The maximum speed of Opteron’s channels to main memory far outstrips Xeon’s: Opteron can pump a total of 5.4GBps of data through its dual memory interfaces. Xeon’s top memory throughput is 3.2GBps. Itanium 2 runs four channels to memory, giving it a maximum potential throughput of 6.4GBps.
Opteron innately implements NUMA (nonuniform memory access) to greatly accelerate access to main memory. NUMA gives each CPU in an SMP (symmetric multiprocessor) system a dedicated bank of RAM. This separation isn’t visible to users or software; if you have a dual processor system with 3GB of memory per processor, your OS reports 6GB total. Using the HyperTransport controllers built into the Opteron CPU, each processor transparently negotiates with others for access to their memory. This approach is aided by the fact that the HyperTransport bus controllers are on the processor chip.

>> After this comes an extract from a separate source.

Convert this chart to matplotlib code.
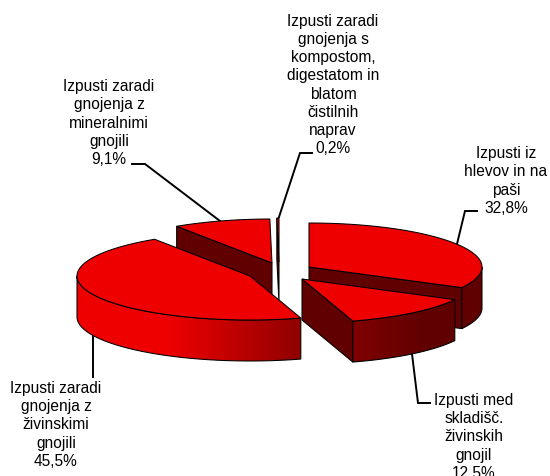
import numpy as np
import matplotlib
matplotlib.use('Agg')
import matplotlib.pyplot as plt

plt.rcParams['font.family'] = ['Liberation Sans', 'DejaVu Sans']

labels = ['Izpusti iz\nhlevov in na\npaši\n32,8%',
          'Izpusti med\nskladišč.\nživinskih\ngnojil\n12,5%',
          'Izpusti zaradi\ngnojenja z\nživinskimi\ngnojili\n45,5%',
          'Izpusti zaradi\ngnojenja z\nmineralnimi\ngnojili\n9,1%',
          'Izpusti zaradi\ngnojenja s\nkompostom,\ndigestatom in\nblatom\nčistilnih\nnaprav\n0,2%']
shares = [32.8, 12.5, 45.5, 9.1, 0.2]

# where each exploded slice sits, in pixels
centers = [(309, 268), (302, 280), (250, 277), (272, 264), (279, 263)]
label_pos = [(506, 181), (474, 437), (56, 425), (109, 123), (333, 85)]
leaders = [[(477, 212), (465, 212), (457, 245)],
           [(412, 355), (418, 404), (430, 404)],
           [(93, 337), (93, 378)],
           [(132, 165), (145, 165), (220, 222)],
           [(312, 154), (300, 154), (279, 218)]]
rx, ry, depth = 173, 44, 41
top_color = '#ee0000'
cut_color = '#600000'
edge_w = 0.75
draw_order = [4, 3, 0, 1, 2]

fig = plt.figure(figsize=(5.5, 4.77), dpi=100)
ax = fig.add_axes([0, 0, 1, 1])

# rim shading runs left to right over the whole pie
grad_x = np.arange(0, 551)
grad_r = np.interp(grad_x, [170, 300, 360, 425], [238, 144, 125, 96]) / 255
gradient = np.zeros((1, len(grad_x), 3))
gradient[0, :, 0] = grad_r

edges = np.cumsum([0] + shares) / sum(shares) * 360

for n, i in enumerate(draw_order):
    z = 10 + n
    cx, cy = centers[i]
    t = np.radians(np.linspace(edges[i], edges[i + 1], 200))
    xs = cx + rx * np.sin(t)
    ys = cy - ry * np.cos(t)

    # cut faces, only the ones turned to the viewer
    if xs[0] < cx:
        ax.fill([cx, xs[0], xs[0], cx], [cy, ys[0], ys[0] + depth, cy + depth],
                fc=cut_color, ec='black', lw=edge_w, zorder=z)
    if xs[-1] > cx:
        ax.fill([cx, xs[-1], xs[-1], cx], [cy, ys[-1], ys[-1] + depth, cy + depth],
                fc=cut_color, ec='black', lw=edge_w, zorder=z)

    # outer rim, front half of the ellipse only
    front = np.cos(t) <= 0
    if front.any():
        fx, fy = xs[front], ys[front]
        rim = ax.fill(np.r_[fx, fx[::-1]], np.r_[fy, fy[::-1] + depth],
                      fc='none', ec='black', lw=edge_w, zorder=z + 0.2)[0]
        img = ax.imshow(gradient, extent=(0, 550, 477, 0), aspect='auto', zorder=z + 0.1,
                        interpolation='bilinear')
        img.set_clip_path(rim)

    ax.fill(np.r_[cx, xs], np.r_[cy, ys], fc=top_color, ec='black', lw=edge_w, zorder=z + 0.3)

for pts in leaders:
    px, py = zip(*pts)
    ax.plot(px, py, c='black', lw=1.4, solid_joinstyle='miter', zorder=1)

for text, (x, y) in zip(labels, label_pos):
    ax.text(x, y, text, ha='center', va='center', fontsize=11.2, color='black',
            linespacing=1.26, zorder=30)

ax.set_xlim(0, 550)
ax.set_ylim(477, 0)
ax.axis('off')

fig.savefig('out.png', dpi=100)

The typical downside of NUMA is that access to remote memory — memory attached to another processor — is very slow. Traditionally, maximum performance is achieved by running a NUMA SMP system in what amounts to a cluster configuration: Each CPU has its own distinct workload, communicating with other CPUs only when it needs to pass application data back and forth. Opteron’sHyperTransport speeds access to remote memory. What’s more, it has the capability of working as either an SMP or NUMA system, even in Legacy Mode. The 32-bit retail version of Windows Server 2003 has a boot configuration setting that enables NUMA on Opteron. In our testing, it worked like a charm. Sixty-four-bit Linux distributions for Opteron have separate kernels for NUMA and SMP modes. It’s easy to switch between them.
The immediate benefit of NUMA for a 32-bit OS is the elimination of the 4GB memory ceiling associated with x86. In Legacy Mode, Opteron is limited to 4GB of memory as are Xeon and Athlon MP. But in Opteron’s case, that’s 4GB per CPU. A dual-processor system can have as much as 8GB of RAM, a quad-processor machine can host as much as 16GB, and so on. Memory size limits effectively vanish when Opteron is switched into Long Mode. Then it can address as much as a terabyte (1024GB) of physical memory and 256TB of virtual memory.
Can’t stand still
Opteron has two Achilles heels: cache speed and floating-point performance. Intel has caching down to a science. Opteron’s cache is markedly slower than those in Xeon and Itanium 2, and both Intel CPUs can utilise an L3 (Level 3) cache. It helps that Opteron’s caches are larger, but for the most part, size is something a CPU designer resorts to only if he or she can’t get speed. Fortunately, fast main memory access and the NUMA architecture help compensate for Opteron’s slower cache.
Intel and IBM processors excel at floating-point maths, a capability that plays a critical role in scientific, technical, and digital media software. Opteron’s integer performance is on a par with 64-bit competitors, but its shortcomings in floating point give rivals powerful ammunition to use against AMD. That competition will intensify with the delivery of IBM’s Power5 (later this year or early next) and future generations of Itanium. The next major target for all CPU makers will be multicore designs. Multicore will be the norm within five years. It is already on the roadmap for Power, Itanium, and Sparc.
AMD’s 64-bit debut was nothing short of extraordinary. But its engineers can’t rest. They’ll have to work doubly hard to match competitors’ advances in cache, floating-point, and multicore technology. That’s an expensive undertaking for a company that’s been losing money quarter after quarter. However, no one expected Opteron would be so capable right out of the chute. Intel and IBM should brace for more surprises from AMD.